In 1957, Mr. Kruger landed a lead role as a pilot in the film “The One That Got Away.” The news of his selection set off an uproar, but the director, Roy Ward Baker, stood by him.
“I will always be grateful to him, first for giving me a role in the film in the first place and second for the way he dealt with a problem during filming,” Mr. Kruger recalled years later. “I was having a war of words with the British press, and the producers wanted to abandon the film. But Roy Baker threatened to terminate his seven-year contract if they did.”
The film’s success made Mr. Kruger famous and allowed him to begin fulfilling his American dream. He refused to play Nazi war criminals, he said, and “cliché figures like what you see in Otto Preminger’s ‘Stalag 17.’” Yet war is the background in many of his films. Several times he played a German troubled by conscience — for example, a monk living in occupied France in the 1968 French film “Franciscan of Bourges.”
“I only played six or seven Germans in uniform, and none was a Hollywood cliché,” he said. “Why should I not try to show the world that there were also Germans who were good people?”
Mr. Kruger was married three times. He is survived by his wife, the American writer and photographer Anita Park, and his children from previous marriages, Christiane, Malaika and Hardy Jr. Both Christiane and Hardy Jr. have acted in films.
Mr.
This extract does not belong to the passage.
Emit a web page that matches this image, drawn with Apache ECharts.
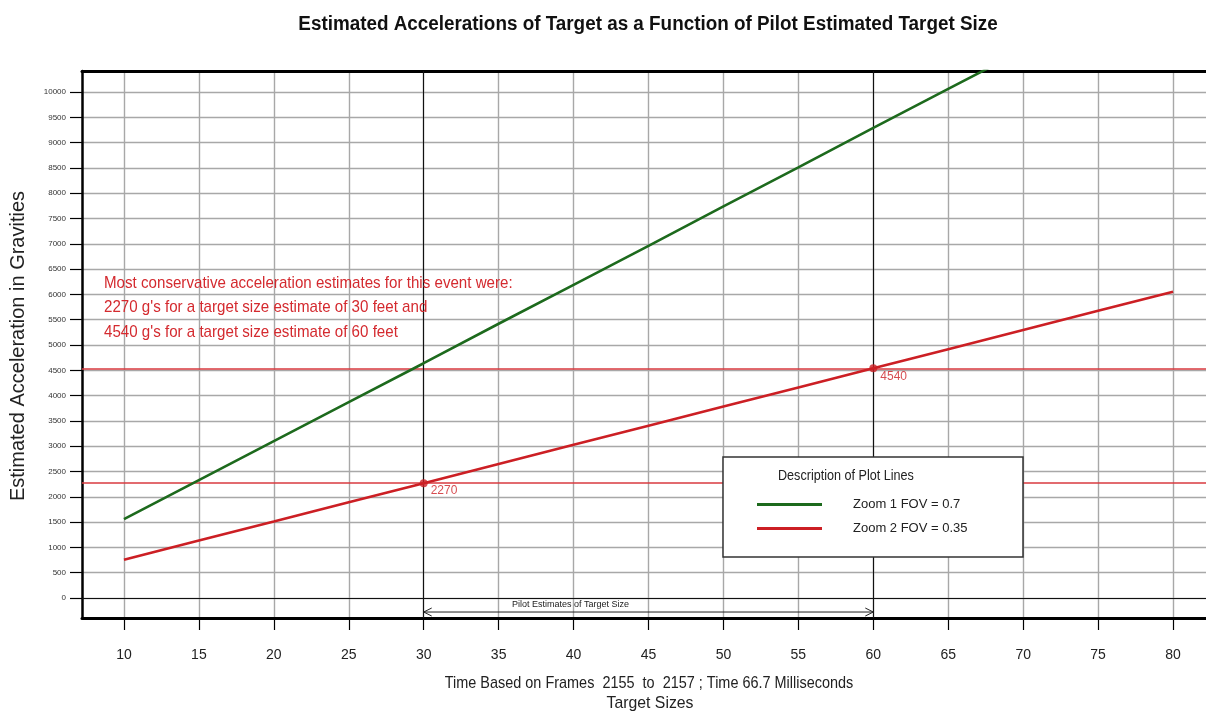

Kruger won three lifetime achievement awards in Germany: at the 1983 German Film Awards, the 2008 Bambi Awards and the 2011 Jupiter Awards. “Sundays and Cybèle,” a 1962 French drama in which he starred as an emotionally wounded war veteran, won the Academy Award for best foreign-language film.
In 2013, shortly before his 85th birthday, Mr. Kruger joined with several friends and colleagues to launch a project that uses sports and recreation to lure young Germans away from right-wing extremism.
“I decided I had to do something,” he said. “We can’t forget that the seed is there.”
In the 1980s and ’90s, he hosted a series of television documentaries in which he introduced Germans to faraway places like Chile, Macao, Tanzania, the Marquesas Islands and Utah. He described the episodes as “short stories written with a camera.”
He also enjoyed telling stories from his Hollywood years.
During the filming of the 1962 adventure film “Hatari,” Mr. Kruger famously defeated his co-star, John Wayne, in a drinking bout. Years later, he admitted that he had prepared himself beforehand.
“I knew he could hold a lot, so I stopped in the kitchen and drank several spoonfuls of cooking oil,” he recalled. “That helped. At the end I had to carry him to his room.”